Sharyl Attkisson is at the forefront in investigating the Benghazi terrorist attack. A recent article on her website cites an internal Defense Intelligence Agency (DIA) report that tied Al Qaeda and a Muslim religious ideology to the attack, planned at least ten days prior. When asked about this, Morell told American Thinker, “Be careful. DIA is a single intelligence report. At the end of the day the analysts at the CIA concluded there was little pre-planning. It does not matter how much pre-planning there was. This was a terrorist attack with four Americans murdered. It does not matter whether it was two months of preplanning or four days. If there was significant pre-planning then we did not do our intelligence job in seeing it coming.”
Yet, the reason it does matter is that any pre-planning means it could not have been caused by a video. Morell responded, “Right-right. But take a look at the 2014 FBI briefing. They said those who ordered the attacks were because of the video and Al Qaeda’s call for revenge.”
Attkisson also questions the talking points changes, and Morell’s statements about those changes. In his book Morell refers to a quote by the State Department that asks for a removal of the sentence blaming Al Qaeda for the attacks. He directly noted, “What they said to us when they asked us to take out that sentence, ‘The only way we know about this is from classified information.’ The argument to take it out: it would expose classified information. My analysts accepted that, but as I say in the book I think it was a mistake to take Al Qaeda out. However, it was taken out long before I saw those talking points.”
He does understand people’s skepticism. However, he believes a lot has to do with partisan politics considering “The Senate and House Intelligence Committees put it to bed and understood my role as a professional was trying to do my job without having political motives. After I left the CIA there came a view that I was part of Secretary Clinton’s team. None of this is true. Yet, as a result people came at me a second time, because I do some consulting with Beacon Global Strategies. It is incorrectly seen as Hillary’s company. There are four principals of the firm. Three are close to Hillary but the fourth is a die hard Republican and would have been Mitt Romney’s transition guy for intelligence had he won. There are a lot of misperceptions about where I stand. When I worked at the CIA the only thing I wanted to do is to have my analysts do their job and say what they needed to say as well as to protect the Agency.”

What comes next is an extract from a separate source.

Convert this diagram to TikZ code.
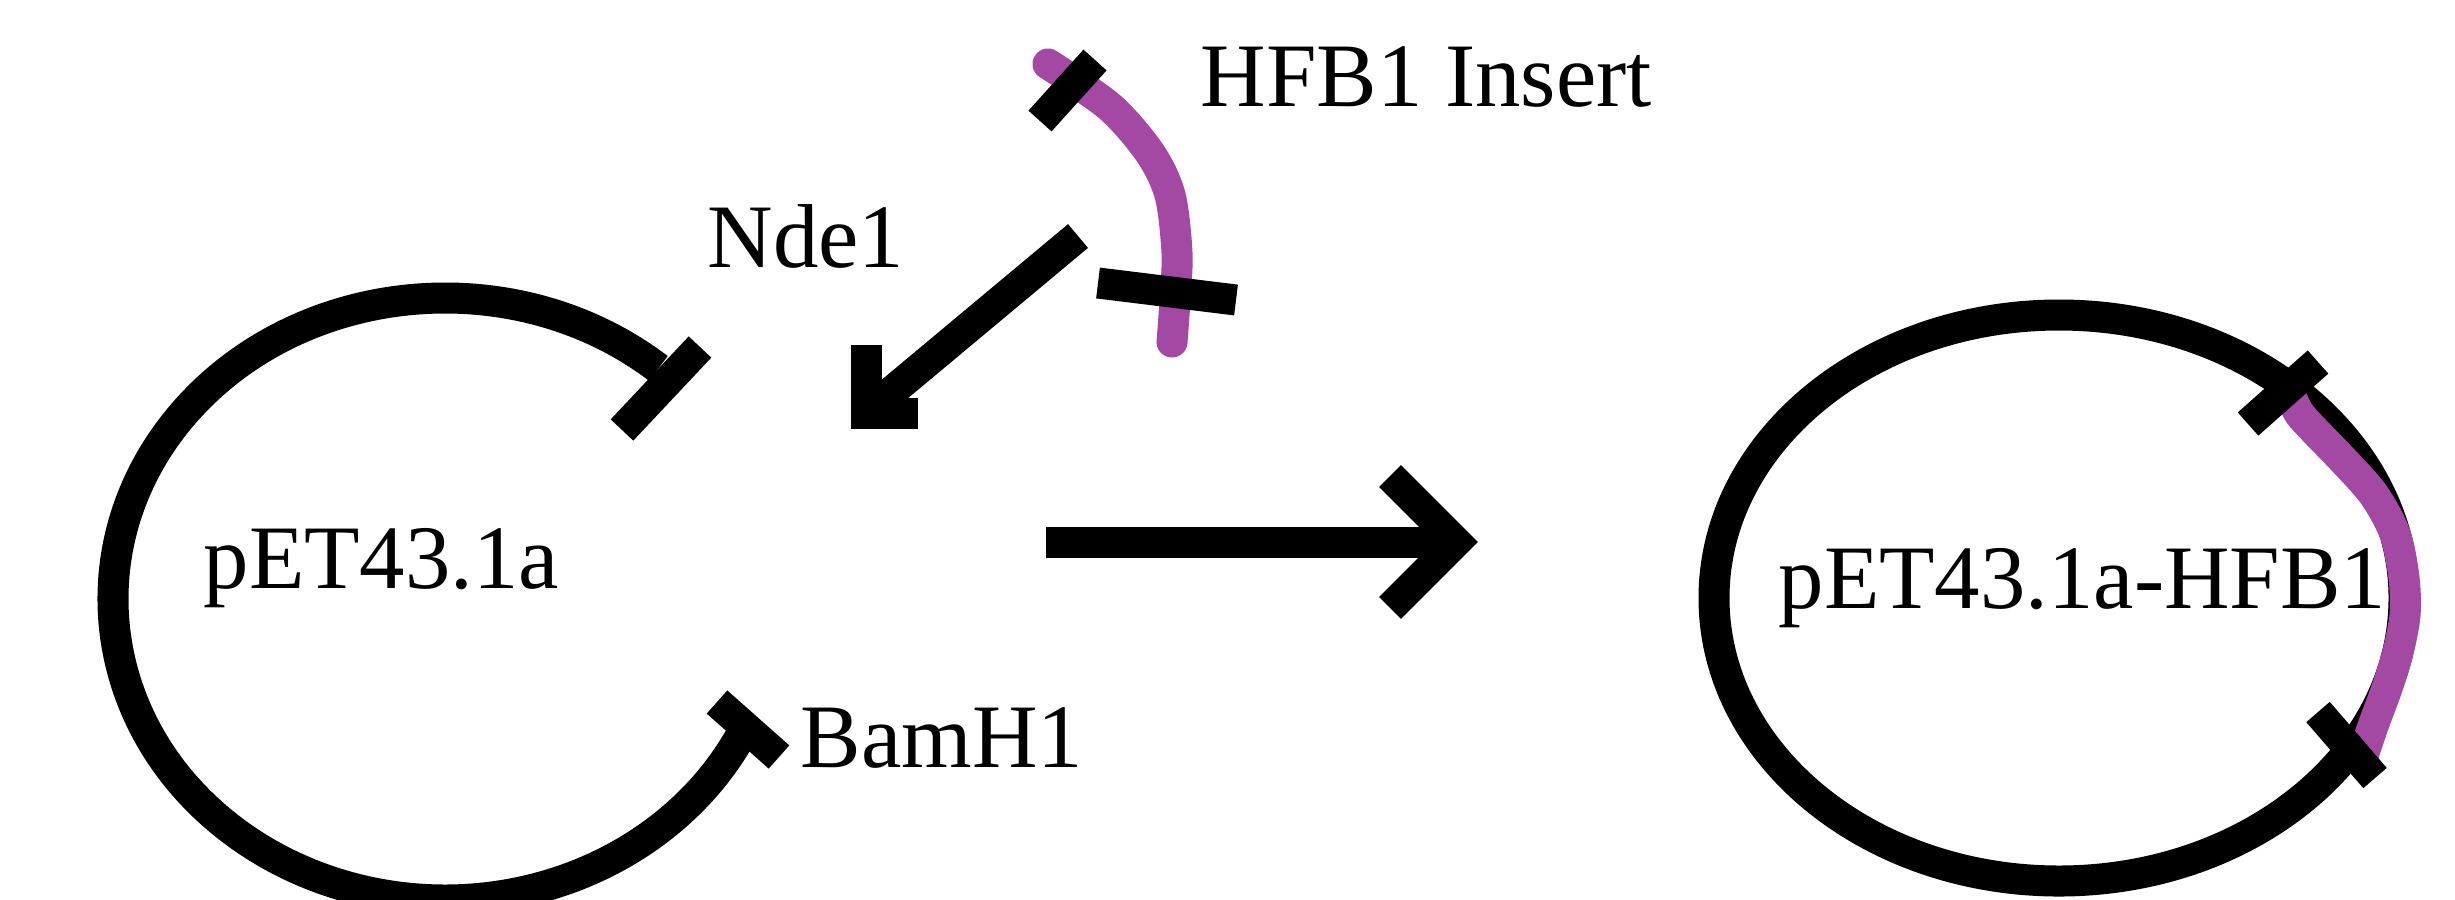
\documentclass[tikz,border=0pt]{standalone}
\usepackage{fontspec}
\setmainfont{Liberation Serif}
\usetikzlibrary{calc}
\definecolor{insertpurple}{HTML}{A349A4}
\tikzset{
  blk/.style={line width=0.31cm, draw=black, line join=miter},
  ins/.style={line width=0.31cm, draw=insertpurple, line cap=round},
  lbl/.style={anchor=base west, inner sep=0pt, text=black,
              font=\fontsize{25.8}{30}\selectfont}
}
\begin{document}
\begin{tikzpicture}[x=0.01cm, y=-0.01cm]
  \useasboundingbox (0,0) rectangle (2455,899);
  \clip (0,0) rectangle (2455,899);

  % ---------- opened vector pET43.1a ----------
  \coordinate (lc) at (445,599);
  \draw[blk] ([shift={(-50:332 and 301)}]lc)
        arc[start angle=-50, end angle=-332.5, x radius=332, y radius=301];
  % cut sites at the two ends of the opened vector
  \coordinate (ndeA) at (700,347);  \coordinate (ndeB) at (622,430);
  \coordinate (bamA) at (717,702);  \coordinate (bamB) at (779,757);
  \draw[blk] (ndeA) -- (ndeB);
  \draw[blk] (bamA) -- (bamB);
  \node[lbl] (vec)  at (203,588) {pET43.1a};
  \node[lbl] (bam)  at (800,767) {BamH1};

  % ---------- HFB1 insert ----------
  \draw[ins] plot[smooth] coordinates
        {(1048,64) (1110,107) (1150,153) (1170,195) (1177,253) (1175,300) (1172,342)};
  \coordinate (insTopA) at (1095,60);  \coordinate (insTopB) at (1040,121);
  \coordinate (insBotA) at (1098,283); \coordinate (insBotB) at (1236,300);
  \draw[blk] (insTopA) -- (insTopB);
  \draw[blk] (insBotA) -- (insBotB);
  \node[lbl] (insert) at (1200,106) {HFB1 Insert};

  % ---------- ligation arrow into the Nde1 site ----------
  \node[lbl] (nde) at (707,267) {Nde1};
  \coordinate (ligS) at (1078,236);
  \coordinate (ligT) at (866,413);
  \draw[blk] (ligS) -- (ligT);
  \draw[blk] ($(ligT)+(0,-68)$) -- (ligT) -- ($(ligT)+(52,0)$);

  % ---------- reaction arrow ----------
  \coordinate (rxS) at (1046,542);
  \coordinate (rxT) at (1456,542);
  \draw[blk] (rxS) -- (rxT);
  \draw[blk] ($(rxT)+(-66,-66)$) -- (rxT) -- ($(rxT)+(-66,66)$);

  % ---------- recombinant plasmid pET43.1a-HFB1 ----------
  \coordinate (rc) at (2059,598);
  \draw[blk] (rc) ellipse[x radius=345, y radius=283];
  \draw[ins] plot[smooth, tension=0.5] coordinates
        {(2289,392) (2299,413) (2316,432) (2344,461) (2374,495) (2395,534)
         (2404,578) (2405,615) (2398,652) (2387,688) (2373,726) (2361,762)};
  \coordinate (rTopA) at (2318,362); \coordinate (rTopB) at (2248,424);
  \coordinate (rBotA) at (2318,712); \coordinate (rBotB) at (2375,778);
  \draw[blk] (rTopA) -- (rTopB);
  \draw[blk] (rBotA) -- (rBotB);
  \node[lbl] (rec) at (1778,608) {pET43.1a-HFB1};
\end{tikzpicture}
\end{document}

For him the real consideration should be, “Why didn’t the State Department facility have better security; why were all the requests for better security rejected; and more importantly why didn’t the people in Washington see the need for greater security considering all the strategic warnings provided by the CIA given that the situation was getting worse and worse. My people initiated a review of our place there and as a result we upgraded the security at least twice. We told everyone, the President and the National Security team, that the security situation in Eastern Libya and Benghazi in particular was getting worse and worse, but did not provide tactical warnings of when there will be an actual attack.
Morell does not put much credence into the email correspondence between Secretary of State Clinton and Sidney Blumenthal whose testimony is scheduled for June 16th. Blumenthal will answer questions from the House Select Committee on Benghazi regarding emails sent to Clinton on the security and diplomatic environment in Libya. Morell stated, “My question is how the hell does he know? The problem is that Blumenthal has no credibility and does not say who his sources are. Where is the information coming from? Just because he says something, that is meaningless. People should also understand that it is not unusual for friends and colleagues of senior officials to send them stuff. It happens all the time.”
Readers of The Great War of Our Time will gain an insight into the thinking of Michael Morell who played a pivotal role with Benghazi and Iraq. It provides an understanding into the world of intelligence through Morell’s explanation of the different terrorist threats and how the CIA handled and assessed them.